Além da tributação sobre o consumo, o governo pretende alterar o Imposto de Renda, possivelmente reduzindo a tributação sobre as empresas e concentrando-a sobre as pessoas físicas; tornar o IPI um imposto com a função de regular as externalidades de produtos como tabaco e álcool; e modificar o financiamento da Previdência Social, diminuindo o seu impacto sobre a folha de salários.

O governo optou por apresentar inicialmente uma proposta bem delimitada, cuidando apenas dos seus tributos e deixando aos demais entes federados a tarefa de conciliar seus interesses e harmonizar seus impostos ao novo modelo. Aguarda-se, ainda, a apresentação dos projetos que cuidarão da reforma dos demais tributos federais.

A maneira encontrada pelo governo federal para dar início à reforma tributária pode aumentar as chances de sua aprovação, já que a discussão será sobre a parte e não sobre o todo, compatível com as duas PECs já em trâmite no Congresso (PECs 45 e 110). Ela também reconhece o protagonismo que os demais entes federados devem exercer através do Congresso Nacional para encontrar o consenso necessário à modificação do sistema tributário. Ganha-se, com isso, em legitimidade, e mitigam-se as críticas de que a reforma tributária poderia ferir o pacto federativo brasileiro.

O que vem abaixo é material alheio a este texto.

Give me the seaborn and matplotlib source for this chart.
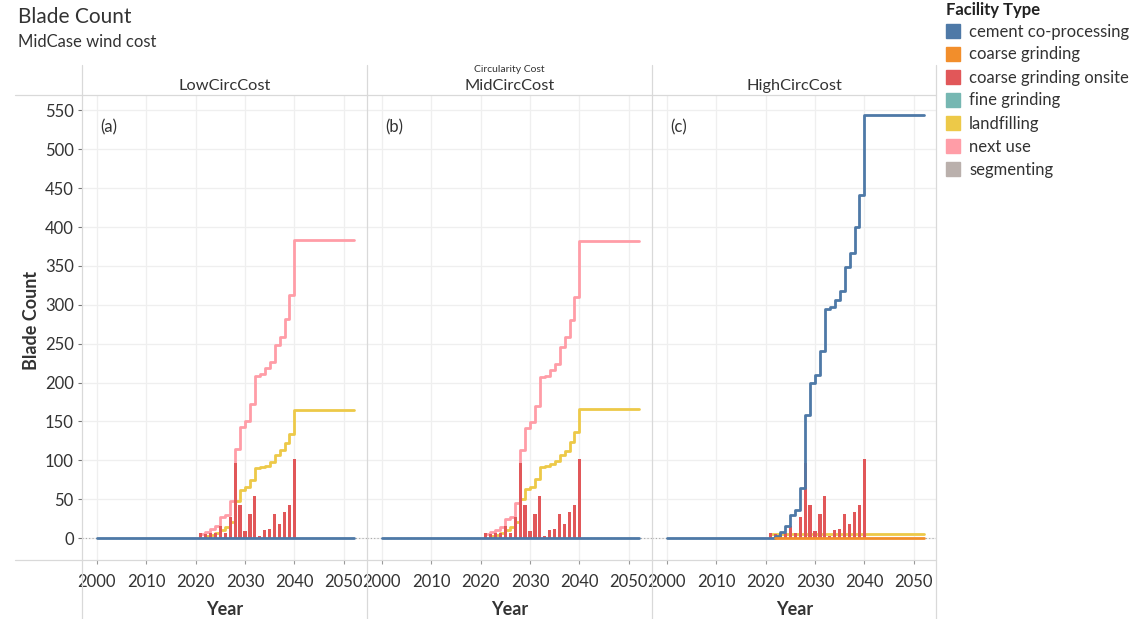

Por outro lado, uma reforma conduzida por partes torna-se mais complexa por duas razões: o desconhecimento do todo, isto é, de qual sistema tributário se pretende, ao final, ver implantado; e o incentivo a conflitos distributivos decorrentes de ações isoladas de partes que buscam resguardar seus próprios interesses.

Poder-se-ia, contudo, imaginar que esses problemas se resolveriam ao se conhecerem todas as partes da reforma tributária, quando, afinal, seria possível uma discussão mais qualificada. Entretanto, o risco é que o próprio debate de medidas parciais, como a instituição da CBS, condicione as próximas etapas da reforma tributária, perdendo-se, com essa discussão sobre partes isoladas, a capacidade de uma análise mais ampla.

A reforma tributária está sendo conduzida de uma maneira que exigirá grande coordenação para que suas diversas partes isoladas resultem em um todo harmônico e que cumpra os objetivos centrais de um sistema tributário: possibilitar o custeio do Estado por meio da repartição da carga fiscal de maneira justa e que seja capaz de promover o desenvolvimento econômico. Espera-se que as partes envolvidas estejam à altura dos desafios que o todo representa.